Recent history has not been kind to overachieving teams that bring back strong numbers in the next season—such as that 2021 NIU team that lost their bowl to Coastal, for example, which also ran a negative point differential and plunged from 9-5 to 3-9 despite top-ten returning production. If nothing else, though, experience is a valuable asset for Beck as he takes over following the first era of top-level success in program history, looking to build up to a second without much delay.
The Next Five Years
Your friendly neighborhood point of comparison for G5 teams standing at a crossroads, the UCF Knights, are once again here to offer some guidance. Coastal Carolina’s first three seasons in ascendancy (2020-22) are eerily similar to UCF’s recent run of form (2017-19). After reaching the top fifteen in back-to-back years en route to a combined 25-1 record, the Knights also slid back a bit, going 10-3 in 2019 and falling out of the rankings—though that team, admittedly, needed no luck to stay near the top. The 2020 team fell even further, going 6-4 and ending a season with a blowout loss to that BYU team those Chants beat, but Gus Malzahn righted the ship and, after a pair of nine-win seasons, has UCF in fine form entering their first season as a P5 team.
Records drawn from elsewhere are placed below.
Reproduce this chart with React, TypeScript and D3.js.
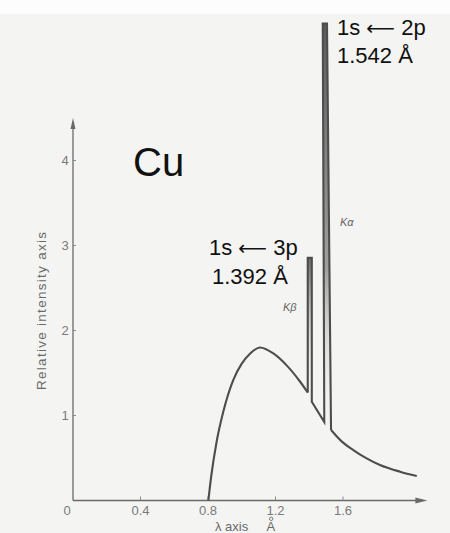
import React from "react";
import * as d3 from "d3";

// Continuum (bremsstrahlung) rise — wavelength (Å) and relative intensity
const riseLambda = [0.802, 0.82, 0.85, 0.89, 0.95, 1.0, 1.05, 1.108, 1.187, 1.266, 1.345, 1.391];
const riseIntensity = [0, 0.3, 0.68, 1.04, 1.42, 1.61, 1.73, 1.8, 1.73, 1.59, 1.4, 1.27];

// Characteristic lines Kβ and Kα
const peakLambda = [1.391, 1.391, 1.415, 1.415, 1.489, 1.48, 1.505, 1.529];
const peakIntensity = [1.27, 2.855, 2.855, 1.162, 0.924, 5.61, 5.61, 0.83];

// Continuum decay after Kα
const decayLambda = [1.529, 1.595, 1.661, 1.74, 1.819, 1.938, 2.037];
const decayIntensity = [0.83, 0.69, 0.594, 0.496, 0.418, 0.339, 0.288];

const xTicks = [0, 0.4, 0.8, 1.2, 1.6];
const xTickLabels = ["0", "0.4", "0.8", "1.2", "1.6"];
const yTicks = [1, 2, 3, 4];
const yTickLabels = ["1", "2", "3", "4"];

const W = 450;
const H = 533;

export default function App() {
  const x = d3.scaleLinear().domain([0, 2.1]).range([73, 427.4]);
  const y = d3.scaleLinear().domain([0, 4.5]).range([500.5, 118]);

  const smooth = d3
    .line<[number, number]>()
    .x((d) => x(d[0]))
    .y((d) => y(d[1]))
    .curve(d3.curveMonotoneX);
  const straight = d3
    .line<[number, number]>()
    .x((d) => x(d[0]))
    .y((d) => y(d[1]))
    .curve(d3.curveLinear);

  const rise = riseLambda.map((l, i) => [l, riseIntensity[i]] as [number, number]);
  const peaks = peakLambda.map((l, i) => [l, peakIntensity[i]] as [number, number]);
  const decay = decayLambda.map((l, i) => [l, decayIntensity[i]] as [number, number]);

  const kbFill: [number, number][] = [peaks[1], peaks[2], peaks[3], peaks[0]];
  const kaFill: [number, number][] = [peaks[5], peaks[6], peaks[7], peaks[4]];

  const stroke = "#4d4d4d";
  const axisColor = "#6a6a6a";
  const x0 = x(0);
  const y0 = y(0);
  const xEnd = x(2.1);
  const yTop = y(4.5);
  const font = "Liberation Sans, Arial, sans-serif";
  const arrowFont = "DejaVu Sans, sans-serif";

  return (
    <svg
      width={W}
      height={H}
      viewBox={`0 0 ${W} ${H}`}
      style={{ position: "absolute", left: 0, top: 0, display: "block" }}
    >
      <defs>
        <linearGradient id="kaGrad" x1="0" y1="0" x2="0" y2="1">
          <stop offset="0" stopColor="#5a5a5a" />
          <stop offset="0.6" stopColor="#7a7a7a" stopOpacity="0.7" />
          <stop offset="1" stopColor="#ffffff" stopOpacity="0" />
        </linearGradient>
        <linearGradient id="kbGrad" x1="0" y1="0" x2="0" y2="1">
          <stop offset="0" stopColor="#6a6a6a" />
          <stop offset="0.4" stopColor="#9a9a9a" stopOpacity="0.5" />
          <stop offset="1" stopColor="#ffffff" stopOpacity="0" />
        </linearGradient>
      </defs>
      <rect x={0} y={0} width={W} height={H} fill="#f4f4f2" />
      <rect x={0} y={0} width={W} height={14} fill="#fdfdfd" />

      {/* axes */}
      <line x1={x0} y1={y0} x2={xEnd - 6} y2={y0} stroke={axisColor} strokeWidth={1.3} />
      <path
        d={`M${xEnd},${y0} L${xEnd - 12},${y0 - 3} L${xEnd - 12},${y0 + 3} Z`}
        fill={axisColor}
      />
      <line x1={x0} y1={y0} x2={x0} y2={yTop + 6} stroke={axisColor} strokeWidth={1.3} />
      <path
        d={`M${x0},${yTop} L${x0 - 2.5},${yTop + 11} L${x0 + 2.5},${yTop + 11} Z`}
        fill={axisColor}
      />

      {xTicks.map((t, i) =>
        t === 0 ? null : (
          <line key={"xt" + i} x1={x(t)} x2={x(t)} y1={y0} y2={y0 - 4} stroke="#8a8a8a" strokeWidth={1} />
        )
      )}
      {xTicks.map((t, i) => (
        <text
          key={"xl" + i}
          x={t === 0 ? x(t) - 6 : x(t)}
          y={515}
          textAnchor="middle"
          fontFamily={font}
          fontSize={13}
          fill="#7a7a7a"
        >
          {xTickLabels[i]}
        </text>
      ))}
      {yTicks.map((t, i) => (
        <g key={"yt" + i}>
          <line x1={x0} x2={x0 + 3} y1={y(t)} y2={y(t)} stroke="#8a8a8a" strokeWidth={1} />
          <text
            x={x0 - 8}
            y={y(t)}
            dy="0.35em"
            textAnchor="middle"
            fontFamily={font}
            fontSize={13}
            fill="#7a7a7a"
          >
            {yTickLabels[i]}
          </text>
        </g>
      ))}

      <text
        transform={`translate(46, 311) rotate(-90)`}
        textAnchor="middle"
        fontFamily={font}
        fontSize={13.5}
        fill="#6a6a6a"
        textLength={158}
        lengthAdjust="spacing"
      >
        Relative intensity axis
      </text>

      <text x={215} y={530.5} fontFamily={font} fontSize={13} fill="#6a6a6a">
        λ axis
      </text>
      <text x={266.5} y={530.5} fontFamily={font} fontSize={13} fill="#6a6a6a">
        A
      </text>
      <circle cx={271.2} cy={518.8} r={1.7} fill="none" stroke="#6a6a6a" strokeWidth={0.9} />

      {/* peak fills */}
      <path d={straight(kbFill) + "Z"} fill="url(#kbGrad)" stroke="none" />
      <path d={straight(kaFill) + "Z"} fill="url(#kaGrad)" stroke="none" />

      {/* spectrum */}
      <path d={smooth(rise) || ""} fill="none" stroke={stroke} strokeWidth={2.1} strokeLinejoin="round" />
      <path d={straight(peaks) || ""} fill="none" stroke={stroke} strokeWidth={2.1} strokeLinejoin="miter" />
      <path d={smooth(decay) || ""} fill="none" stroke={stroke} strokeWidth={2.1} strokeLinejoin="round" />

      {/* annotations */}
      <text x={133} y={176} fontFamily={font} fontSize={40} fill="#111">
        Cu
      </text>
      <text x={337} y={35} fontFamily={font} fontSize={22} fill="#111">
        1s <tspan fontFamily={arrowFont} fontSize={20}>⟵</tspan> 2p
      </text>
      <text x={337} y={63} fontFamily={font} fontSize={22} fill="#111">
        1.542 Å
      </text>
      <text x={209} y={255} fontFamily={font} fontSize={22} fill="#111">
        1s <tspan fontFamily={arrowFont} fontSize={20}>⟵</tspan> 3p
      </text>
      <text x={212} y={284} fontFamily={font} fontSize={22} fill="#111">
        1.392 Å
      </text>
      <text x={283} y={311} fontFamily={font} fontStyle="italic" fontSize={11} fill="#666">
        Kβ
      </text>
      <text x={340} y={226} fontFamily={font} fontStyle="italic" fontSize={11} fill="#666">
        Kα
      </text>
    </svg>
  );
}
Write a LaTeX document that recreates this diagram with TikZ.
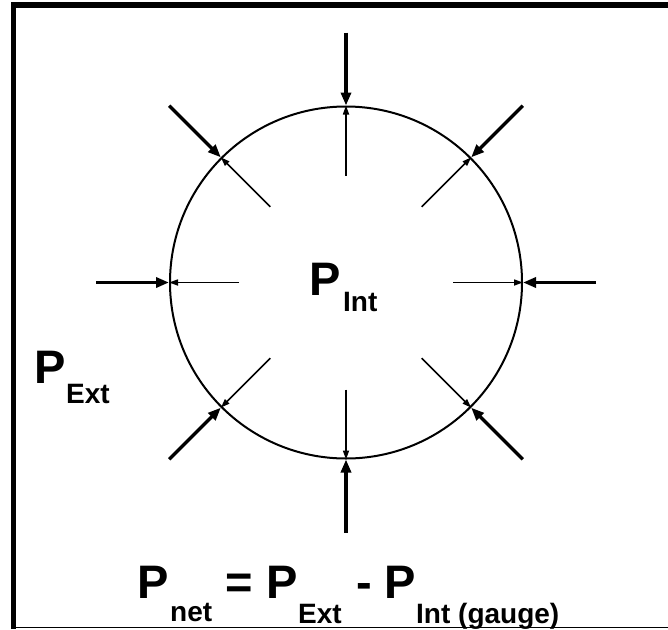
\documentclass[tikz,border=0pt]{standalone}
\usepackage{fontspec}
\setmainfont{Liberation Sans}
\usetikzlibrary{arrows.meta,calc}
\begin{document}
\begin{tikzpicture}[x=1pt,y=-1pt,
  outer/.style={line width=3.3pt,-{Triangle[length=13pt,width=10pt]}},
  inner/.style={line width=1.6pt,-{Triangle[length=9pt,width=6pt]}},
  big/.style={font=\fontsize{47}{47}\selectfont\bfseries,inner sep=0pt,anchor=base west},
  sub/.style={font=\fontsize{28}{28}\selectfont\bfseries,inner sep=0pt,anchor=base west},
]
\useasboundingbox (0,0) rectangle (668,629);
\fill[white] (0,0) rectangle (668,629);
\draw[line width=5.5pt] (13.5,629) -- (13.5,5) -- (668,5);
\draw[line width=1.5pt] (11,627.5) -- (668,627.5);
\node[circle,draw,line width=2pt,minimum size=352pt,inner sep=0pt] (c) at (346,282.5) {};
\foreach \a in {0,45,...,315} {
  \coordinate (o\a) at ($(c.center)+(\a:250pt)$);
  \coordinate (i\a) at ($(c.center)+(\a:107pt)$);
  \draw[outer] (o\a) -- (c.\a);
  \draw[inner] (i\a) -- (c.\a);
}
% centre label
\node[big] (pint) at (309.5,295) {P};
\node[sub] (sint) at (343,311) {Int};
% left label
\node[big] (pext) at (34.5,383) {P};
\node[sub] (sext) at (66,403) {Ext};
% formula
\node[big] (fp1) at (137.5,598) {P};
\node[sub] (fs1) at (170,621) {net};
\node[big] (feq) at (225,598) {=};
\node[big] (fp2) at (266.5,598) {P};
\node[sub] (fs2) at (298,623) {Ext};
\node[big] (fmi) at (356,598) {-};
\node[big] (fp3) at (384.5,598) {P};
\node[sub] (fs3) at (416,623) {Int (gauge)};
\end{tikzpicture}
\end{document}
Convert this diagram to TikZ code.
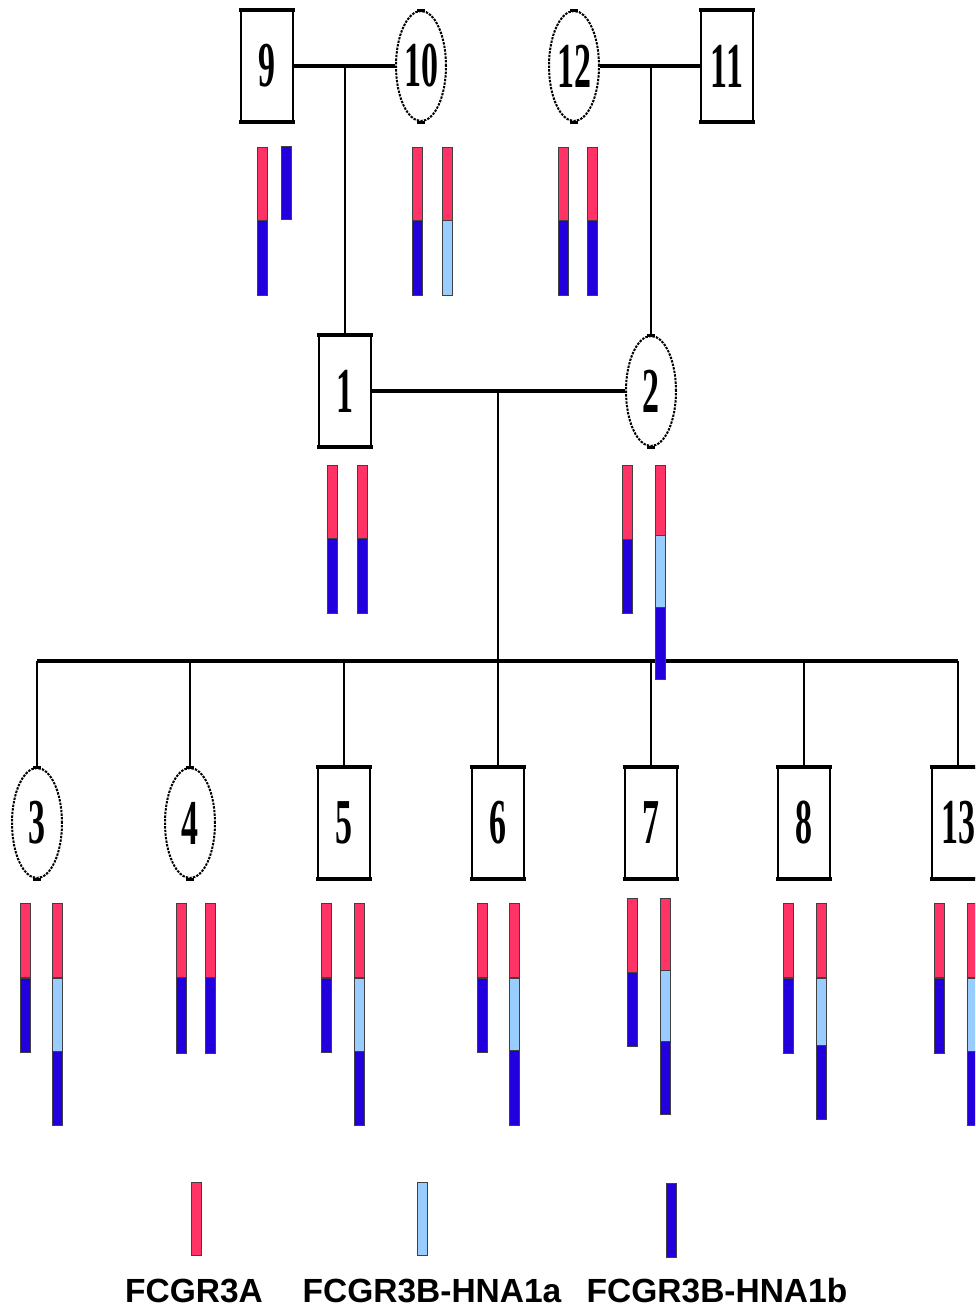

There are differences, obviously—a program in Orlando has a more immediate claim to a spot in the P5 than one in Myrtle Beach—but Malzahn and Beck feel like hires from the same school. Both arrive from the higher level and have a longstanding familiarity with football in the southeast, and…well, they’re both a bit boring, aren’t they? Not bad, but nothing massively inspiring along the lines of grabbing a rising star from FCS, as Coastal Carolina did when they hired Chadwell.
Maybe that’s what UCF needed, and maybe it’s what CCU needs now. Sure, the Chants aren’t finalizing a P5 bid or anything, but stability is undeniably valuable with the framework of their rise to the top starting to give way. If Beck can imitate Malzahn and simply solidify Coastal Carolina’s place among the Group of 5’s best, he’ll be every bit the coach they need.
The classic eight bluebloods of college football—Alabama, Ohio State, Oklahoma, Notre Dame, Michigan, USC, Texas, and Nebraska—probably come to mind here, but there’s more to it than that. Personally, I would add a second group of lesser elites—LSU, Penn State, Florida State, Florida, Georgia, Tennessee, Miami, Auburn, Oregon, and Clemson—that help complete the stranglehold locking out the likes of West Virginia, Kentucky, Iowa, and so on from regular title contention. Nowhere is their sway more prevalent than the SEC, whose six elites have claimed every shared or outright title since 1964.